┌─ DATASET SECTION

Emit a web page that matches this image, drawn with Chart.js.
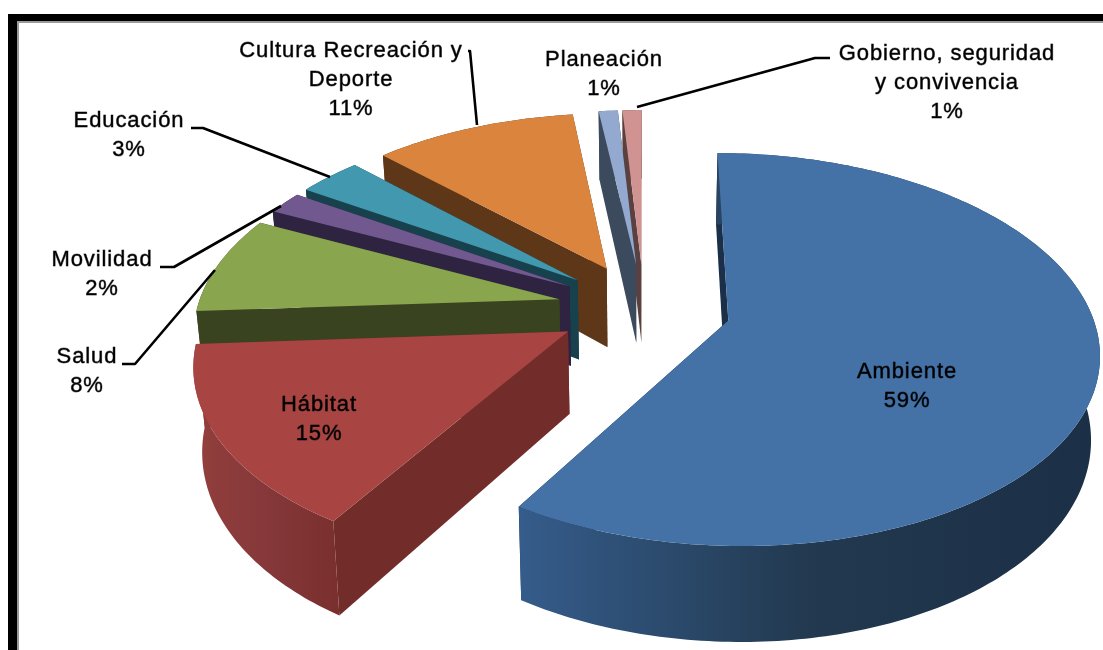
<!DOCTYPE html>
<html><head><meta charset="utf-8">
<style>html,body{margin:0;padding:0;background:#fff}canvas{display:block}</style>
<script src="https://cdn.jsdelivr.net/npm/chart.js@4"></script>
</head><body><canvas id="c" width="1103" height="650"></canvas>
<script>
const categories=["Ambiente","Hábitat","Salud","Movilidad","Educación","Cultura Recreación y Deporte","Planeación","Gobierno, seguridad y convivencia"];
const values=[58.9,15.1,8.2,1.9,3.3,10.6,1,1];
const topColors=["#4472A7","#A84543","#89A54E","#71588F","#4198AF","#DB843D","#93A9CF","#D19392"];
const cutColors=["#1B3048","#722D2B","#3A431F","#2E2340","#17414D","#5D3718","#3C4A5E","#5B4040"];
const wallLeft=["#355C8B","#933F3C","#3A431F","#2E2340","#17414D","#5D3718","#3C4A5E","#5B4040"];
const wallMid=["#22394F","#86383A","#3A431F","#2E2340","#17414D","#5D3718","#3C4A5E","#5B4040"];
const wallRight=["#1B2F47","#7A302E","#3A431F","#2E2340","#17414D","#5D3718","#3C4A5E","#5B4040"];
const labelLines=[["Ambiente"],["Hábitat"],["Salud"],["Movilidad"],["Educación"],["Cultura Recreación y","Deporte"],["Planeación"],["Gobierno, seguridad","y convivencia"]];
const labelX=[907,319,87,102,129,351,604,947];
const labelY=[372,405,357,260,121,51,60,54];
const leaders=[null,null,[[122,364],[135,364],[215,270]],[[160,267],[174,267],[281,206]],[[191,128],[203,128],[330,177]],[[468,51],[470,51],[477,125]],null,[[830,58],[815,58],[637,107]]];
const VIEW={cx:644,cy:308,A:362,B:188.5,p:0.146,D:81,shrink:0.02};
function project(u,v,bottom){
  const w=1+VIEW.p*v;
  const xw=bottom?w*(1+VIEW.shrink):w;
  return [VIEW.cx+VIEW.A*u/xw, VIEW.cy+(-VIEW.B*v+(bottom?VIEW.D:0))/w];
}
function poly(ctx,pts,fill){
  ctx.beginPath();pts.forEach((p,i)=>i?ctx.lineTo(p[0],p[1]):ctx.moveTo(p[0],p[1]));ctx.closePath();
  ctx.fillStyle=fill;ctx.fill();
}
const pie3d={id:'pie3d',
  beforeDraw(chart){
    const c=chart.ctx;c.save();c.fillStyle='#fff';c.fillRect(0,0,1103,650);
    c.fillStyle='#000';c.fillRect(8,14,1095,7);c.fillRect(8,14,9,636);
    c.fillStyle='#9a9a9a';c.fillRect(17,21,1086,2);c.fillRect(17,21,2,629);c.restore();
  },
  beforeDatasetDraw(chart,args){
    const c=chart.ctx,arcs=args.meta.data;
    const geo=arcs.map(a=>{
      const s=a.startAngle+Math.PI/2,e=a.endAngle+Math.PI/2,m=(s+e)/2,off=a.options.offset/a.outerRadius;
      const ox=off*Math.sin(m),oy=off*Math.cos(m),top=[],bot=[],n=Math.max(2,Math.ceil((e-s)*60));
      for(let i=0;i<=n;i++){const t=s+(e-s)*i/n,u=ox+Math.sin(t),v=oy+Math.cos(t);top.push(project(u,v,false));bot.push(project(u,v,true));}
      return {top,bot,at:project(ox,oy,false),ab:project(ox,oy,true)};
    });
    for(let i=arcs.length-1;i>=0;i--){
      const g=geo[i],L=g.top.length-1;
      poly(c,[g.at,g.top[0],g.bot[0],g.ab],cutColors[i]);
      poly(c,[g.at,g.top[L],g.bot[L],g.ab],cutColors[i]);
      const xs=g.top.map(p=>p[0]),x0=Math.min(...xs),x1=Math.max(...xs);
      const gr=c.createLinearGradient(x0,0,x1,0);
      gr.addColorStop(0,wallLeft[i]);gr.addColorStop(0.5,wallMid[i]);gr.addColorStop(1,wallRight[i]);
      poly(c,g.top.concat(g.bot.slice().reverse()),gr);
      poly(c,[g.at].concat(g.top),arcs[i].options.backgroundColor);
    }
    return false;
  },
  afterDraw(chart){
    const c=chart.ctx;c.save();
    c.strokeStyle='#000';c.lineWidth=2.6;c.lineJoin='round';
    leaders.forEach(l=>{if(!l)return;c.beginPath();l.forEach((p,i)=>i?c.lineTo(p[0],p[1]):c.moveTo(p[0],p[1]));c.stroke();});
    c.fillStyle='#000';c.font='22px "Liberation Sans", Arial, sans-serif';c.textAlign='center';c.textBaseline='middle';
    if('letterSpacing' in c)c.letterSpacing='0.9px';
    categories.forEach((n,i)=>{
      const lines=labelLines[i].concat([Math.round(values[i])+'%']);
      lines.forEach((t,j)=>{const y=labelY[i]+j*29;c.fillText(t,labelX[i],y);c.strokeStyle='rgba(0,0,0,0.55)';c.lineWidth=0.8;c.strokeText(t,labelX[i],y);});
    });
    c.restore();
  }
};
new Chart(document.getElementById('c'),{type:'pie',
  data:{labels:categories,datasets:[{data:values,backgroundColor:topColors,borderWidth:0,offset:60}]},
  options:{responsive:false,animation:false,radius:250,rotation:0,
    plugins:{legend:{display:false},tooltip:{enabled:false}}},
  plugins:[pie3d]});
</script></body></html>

└─

TASK DIRECTIONS:
Return the listing above word for word, with the pictures removed.

SOLVED EXERCISE:
Emit a web page that matches this image, drawn with Chart.js.
<!DOCTYPE html>
<html><head><meta charset="utf-8">
<style>html,body{margin:0;padding:0;background:#fff}canvas{display:block}</style>
<script src="https://cdn.jsdelivr.net/npm/chart.js@4"></script>
</head><body><canvas id="c" width="1103" height="650"></canvas>
<script>
const categories=["Ambiente","Hábitat","Salud","Movilidad","Educación","Cultura Recreación y Deporte","Planeación","Gobierno, seguridad y convivencia"];
const values=[58.9,15.1,8.2,1.9,3.3,10.6,1,1];
const topColors=["#4472A7","#A84543","#89A54E","#71588F","#4198AF","#DB843D","#93A9CF","#D19392"];
const cutColors=["#1B3048","#722D2B","#3A431F","#2E2340","#17414D","#5D3718","#3C4A5E","#5B4040"];
const wallLeft=["#355C8B","#933F3C","#3A431F","#2E2340","#17414D","#5D3718","#3C4A5E","#5B4040"];
const wallMid=["#22394F","#86383A","#3A431F","#2E2340","#17414D","#5D3718","#3C4A5E","#5B4040"];
const wallRight=["#1B2F47","#7A302E","#3A431F","#2E2340","#17414D","#5D3718","#3C4A5E","#5B4040"];
const labelLines=[["Ambiente"],["Hábitat"],["Salud"],["Movilidad"],["Educación"],["Cultura Recreación y","Deporte"],["Planeación"],["Gobierno, seguridad","y convivencia"]];
const labelX=[907,319,87,102,129,351,604,947];
const labelY=[372,405,357,260,121,51,60,54];
const leaders=[null,null,[[122,364],[135,364],[215,270]],[[160,267],[174,267],[281,206]],[[191,128],[203,128],[330,177]],[[468,51],[470,51],[477,125]],null,[[830,58],[815,58],[637,107]]];
const VIEW={cx:644,cy:308,A:362,B:188.5,p:0.146,D:81,shrink:0.02};
function project(u,v,bottom){
  const w=1+VIEW.p*v;
  const xw=bottom?w*(1+VIEW.shrink):w;
  return [VIEW.cx+VIEW.A*u/xw, VIEW.cy+(-VIEW.B*v+(bottom?VIEW.D:0))/w];
}
function poly(ctx,pts,fill){
  ctx.beginPath();pts.forEach((p,i)=>i?ctx.lineTo(p[0],p[1]):ctx.moveTo(p[0],p[1]));ctx.closePath();
  ctx.fillStyle=fill;ctx.fill();
}
const pie3d={id:'pie3d',
  beforeDraw(chart){
    const c=chart.ctx;c.save();c.fillStyle='#fff';c.fillRect(0,0,1103,650);
    c.fillStyle='#000';c.fillRect(8,14,1095,7);c.fillRect(8,14,9,636);
    c.fillStyle='#9a9a9a';c.fillRect(17,21,1086,2);c.fillRect(17,21,2,629);c.restore();
  },
  beforeDatasetDraw(chart,args){
    const c=chart.ctx,arcs=args.meta.data;
    const geo=arcs.map(a=>{
      const s=a.startAngle+Math.PI/2,e=a.endAngle+Math.PI/2,m=(s+e)/2,off=a.options.offset/a.outerRadius;
      const ox=off*Math.sin(m),oy=off*Math.cos(m),top=[],bot=[],n=Math.max(2,Math.ceil((e-s)*60));
      for(let i=0;i<=n;i++){const t=s+(e-s)*i/n,u=ox+Math.sin(t),v=oy+Math.cos(t);top.push(project(u,v,false));bot.push(project(u,v,true));}
      return {top,bot,at:project(ox,oy,false),ab:project(ox,oy,true)};
    });
    for(let i=arcs.length-1;i>=0;i--){
      const g=geo[i],L=g.top.length-1;
      poly(c,[g.at,g.top[0],g.bot[0],g.ab],cutColors[i]);
      poly(c,[g.at,g.top[L],g.bot[L],g.ab],cutColors[i]);
      const xs=g.top.map(p=>p[0]),x0=Math.min(...xs),x1=Math.max(...xs);
      const gr=c.createLinearGradient(x0,0,x1,0);
      gr.addColorStop(0,wallLeft[i]);gr.addColorStop(0.5,wallMid[i]);gr.addColorStop(1,wallRight[i]);
      poly(c,g.top.concat(g.bot.slice().reverse()),gr);
      poly(c,[g.at].concat(g.top),arcs[i].options.backgroundColor);
    }
    return false;
  },
  afterDraw(chart){
    const c=chart.ctx;c.save();
    c.strokeStyle='#000';c.lineWidth=2.6;c.lineJoin='round';
    leaders.forEach(l=>{if(!l)return;c.beginPath();l.forEach((p,i)=>i?c.lineTo(p[0],p[1]):c.moveTo(p[0],p[1]));c.stroke();});
    c.fillStyle='#000';c.font='22px "Liberation Sans", Arial, sans-serif';c.textAlign='center';c.textBaseline='middle';
    if('letterSpacing' in c)c.letterSpacing='0.9px';
    categories.forEach((n,i)=>{
      const lines=labelLines[i].concat([Math.round(values[i])+'%']);
      lines.forEach((t,j)=>{const y=labelY[i]+j*29;c.fillText(t,labelX[i],y);c.strokeStyle='rgba(0,0,0,0.55)';c.lineWidth=0.8;c.strokeText(t,labelX[i],y);});
    });
    c.restore();
  }
};
new Chart(document.getElementById('c'),{type:'pie',
  data:{labels:categories,datasets:[{data:values,backgroundColor:topColors,borderWidth:0,offset:60}]},
  options:{responsive:false,animation:false,radius:250,rotation:0,
    plugins:{legend:{display:false},tooltip:{enabled:false}}},
  plugins:[pie3d]});
</script></body></html>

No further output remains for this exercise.